The 48-year-old said that the 14-year goal is based on “new, promising therapies that can turn back the clock decades,” while adding that thanks to AI, it’s actually a very “reasonable target.”
First, he argued, his team just need to fix some of the “buggy” issues, like therapies that are “mistakenly causing cancer.”
The Braintree, Kernel, and most recently, Blueprint, founder admitted that his team “currently do not know” how project 2039 immortality will be achieved. But he revealed the efforts they’re going to to get there, including looking into jellyfish cells and the enzymes of lobsters, which are both linked to slow ageing. “We need to port the software to humans,” Johnson added.
That, coupled with the “AI-driven rate of innovation” and using his own body as a guinea pig, is where he thinks the real acceleration will happen.

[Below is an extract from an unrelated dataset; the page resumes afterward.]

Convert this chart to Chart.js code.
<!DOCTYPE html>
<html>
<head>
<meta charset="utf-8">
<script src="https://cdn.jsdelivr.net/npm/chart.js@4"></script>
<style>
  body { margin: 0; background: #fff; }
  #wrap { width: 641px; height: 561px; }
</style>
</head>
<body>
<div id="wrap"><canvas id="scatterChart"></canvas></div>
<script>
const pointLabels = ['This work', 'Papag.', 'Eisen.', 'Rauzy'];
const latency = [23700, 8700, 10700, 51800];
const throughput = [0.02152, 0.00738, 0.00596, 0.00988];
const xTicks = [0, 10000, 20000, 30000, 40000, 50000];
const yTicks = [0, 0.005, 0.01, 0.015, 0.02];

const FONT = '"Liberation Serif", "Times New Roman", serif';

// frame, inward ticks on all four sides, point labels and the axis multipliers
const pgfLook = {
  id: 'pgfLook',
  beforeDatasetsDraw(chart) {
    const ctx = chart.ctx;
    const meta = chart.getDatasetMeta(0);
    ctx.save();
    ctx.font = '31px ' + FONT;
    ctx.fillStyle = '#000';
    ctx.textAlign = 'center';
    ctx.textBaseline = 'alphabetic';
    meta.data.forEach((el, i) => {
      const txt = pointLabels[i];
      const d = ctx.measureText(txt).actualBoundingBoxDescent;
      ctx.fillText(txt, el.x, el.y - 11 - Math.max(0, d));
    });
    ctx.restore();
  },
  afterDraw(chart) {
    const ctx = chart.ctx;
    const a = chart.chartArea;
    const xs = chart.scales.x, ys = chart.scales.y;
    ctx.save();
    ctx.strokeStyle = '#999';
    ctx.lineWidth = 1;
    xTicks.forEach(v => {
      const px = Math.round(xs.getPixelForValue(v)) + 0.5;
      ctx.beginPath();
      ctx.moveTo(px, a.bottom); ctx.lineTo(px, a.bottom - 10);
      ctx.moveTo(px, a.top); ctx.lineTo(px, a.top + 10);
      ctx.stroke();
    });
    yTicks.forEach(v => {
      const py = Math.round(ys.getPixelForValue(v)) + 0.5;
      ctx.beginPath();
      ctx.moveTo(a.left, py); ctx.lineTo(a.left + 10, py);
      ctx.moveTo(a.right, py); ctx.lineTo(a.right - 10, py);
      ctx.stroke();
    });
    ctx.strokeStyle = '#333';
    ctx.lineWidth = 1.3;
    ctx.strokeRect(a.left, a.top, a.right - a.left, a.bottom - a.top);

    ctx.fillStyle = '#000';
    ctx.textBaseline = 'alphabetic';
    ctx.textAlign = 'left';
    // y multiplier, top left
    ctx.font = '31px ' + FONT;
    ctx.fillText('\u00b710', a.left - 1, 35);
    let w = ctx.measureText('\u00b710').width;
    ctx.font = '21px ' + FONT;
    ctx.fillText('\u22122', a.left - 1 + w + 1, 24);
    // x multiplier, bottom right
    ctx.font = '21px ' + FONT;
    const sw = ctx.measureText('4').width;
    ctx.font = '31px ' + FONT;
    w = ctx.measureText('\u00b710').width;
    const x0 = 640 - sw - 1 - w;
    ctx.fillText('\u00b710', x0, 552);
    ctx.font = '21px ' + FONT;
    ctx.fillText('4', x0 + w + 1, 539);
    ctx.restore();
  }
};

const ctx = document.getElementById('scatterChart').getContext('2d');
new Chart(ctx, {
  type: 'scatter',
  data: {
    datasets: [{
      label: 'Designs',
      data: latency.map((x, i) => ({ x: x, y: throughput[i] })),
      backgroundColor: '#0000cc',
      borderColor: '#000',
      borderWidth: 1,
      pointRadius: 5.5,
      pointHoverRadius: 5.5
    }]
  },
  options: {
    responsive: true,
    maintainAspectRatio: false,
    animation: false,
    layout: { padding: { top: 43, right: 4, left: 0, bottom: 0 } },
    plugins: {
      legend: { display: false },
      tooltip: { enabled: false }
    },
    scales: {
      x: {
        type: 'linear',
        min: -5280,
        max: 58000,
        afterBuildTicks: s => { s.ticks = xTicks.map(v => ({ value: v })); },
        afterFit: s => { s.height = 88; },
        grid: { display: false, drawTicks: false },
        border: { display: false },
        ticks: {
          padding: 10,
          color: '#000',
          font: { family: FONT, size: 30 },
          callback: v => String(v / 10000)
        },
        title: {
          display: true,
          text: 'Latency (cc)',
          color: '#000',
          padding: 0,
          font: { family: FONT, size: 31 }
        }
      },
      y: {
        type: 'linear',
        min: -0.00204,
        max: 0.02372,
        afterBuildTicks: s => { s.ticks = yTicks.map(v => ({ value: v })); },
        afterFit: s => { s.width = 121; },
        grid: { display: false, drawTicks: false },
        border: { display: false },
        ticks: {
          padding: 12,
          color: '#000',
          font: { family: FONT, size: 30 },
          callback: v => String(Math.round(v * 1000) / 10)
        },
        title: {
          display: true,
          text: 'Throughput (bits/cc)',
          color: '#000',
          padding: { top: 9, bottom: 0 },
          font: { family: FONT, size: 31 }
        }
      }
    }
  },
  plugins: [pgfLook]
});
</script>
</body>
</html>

Now, after six years of prodding and testing, he maintains that, biologically, he has not aged a day.
“To speed things up now, I’m currently having thousands of Bryan Johnson organ clones built in a dish,” Johnson said. “This will allow me to test drugs and other molecules against my biology to accelerate learning and save my body from potential mishaps.”
“Yes, we’ll make mistakes. Hopefully they won’t be fatal,” he concluded, adding that he’ll be sharing the results of his research on his platform Blueprint for free.
For the average human—what he calls a “suicidal species” that “unnecessarily kill ourselves with what we eat and how we live our lives”—he’ll provide details on how to copy his million-dollar-routine with “a fraction of the cost and effort.”
Then, with the help of a team of 30 specialists, he undergoes daily body fat scans, routine MRIs, and often, invasive blood and stool sample tests to see the biological age of his organs.